Ook in Weten is meer dan meten komt marktwerking er heel slecht vanaf. Kortetermijnwinst, protocollen, targets blijken rampzalige gevolgen te hebben voor de werkpraktijken van alledag. Beide boeken richten zich tegen dezelfde fenomenen, die Luyendijk tot zijn schrik in de City aantrof. Zoals Paul Verhaeghe het formuleert: 'Het model regeert'.

Weten vraagt meer dan meten is ook activistisch, maar is minder politiek gericht. Het zoomt dieper in op de kritische analyses die verschillende beroepsmensen van hun vak geven. Om er een paar te noemen: de psychiater Jim van Os, die psychische problemen in breder verband wil zien dan puur neurologisch; de psychoanalyticus, Paul Verhaeghe, die net als Luyendijk vermarkting als gevaarlijke ontwikkeling ziet en die de gevaren en het pseudo-wetenschappelijke karakter van het categoriseringssyssteem DSM uiteenzet, een labeling-cultuur die door digitalisering nog verder wordt vastgezet; de pedagoog, Micha de Winter die bezorgd is over de manier waarop kinderen zich aan het onderwijs moeten aanpassen in plaats van andersom; de journalist Xandra Schutte die pleit voor meer reflectie en minder waan van de dag; de psycholoog en filosoof Trudy Dehue, die de huidige wetenschapsbeoefening bekritiseert, het gebrek aan ruimte om na te denken en de internationale prestatiedruk waaronder het werk van wetenschappers heeft te lijden.

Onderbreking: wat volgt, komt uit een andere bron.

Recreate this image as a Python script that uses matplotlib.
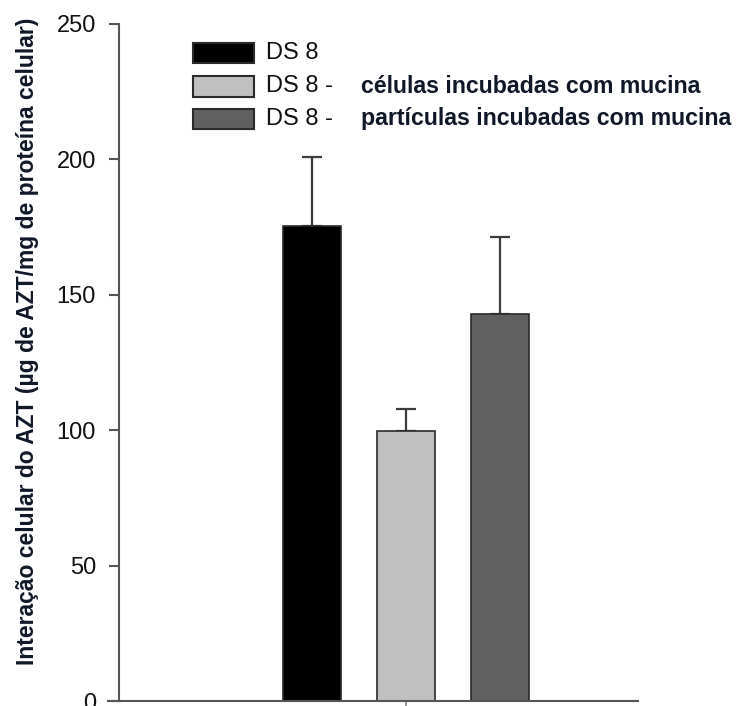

Deze mensen van Babel willen verder gaan dan het aanwijzen van schuldigen. Ze willen de knelpunten in systemen, patronen, processen vanuit verschillende disciplines analyseren en bekritiseren. Ze willen meer begrijpen van de complexiteit van systemen, waarin verschillende partijen en verschillende belangen figureren. Ze laten het niet bij een analyse, maar komen ter inspiratie ook met alternatieven. Ze realiseren zich dat ze zelf ook deel uitmaken van de systemen waar ze graag vanaf willen, en ze proberen om daar met kleine of grote experimenten doorheen te breken.

Het is geen toeval dat deze boeken tegelijkertijd verschijnen. Het neo-liberalisme heeft als ideologisch programma zijn tijd gehad. De zoektocht naar andere handelwijzen is nog maar net begonnen. Het is nu zaak om vernieuwing niet in destructie te laten verzanden, maar een positieve wending te geven.

Christien Brinkgreve, Sanne Bloemink, Eric Koenen 2017, Weten vraagt meer dan meten. Hoe het denken verdwijnt in het regime van maat en getal. Amsterdam: Amsterdam University Press.

Joris Luyendijk 2017, Kunnen we praten. Amsterdam/Antwerpen: Atlas Contact.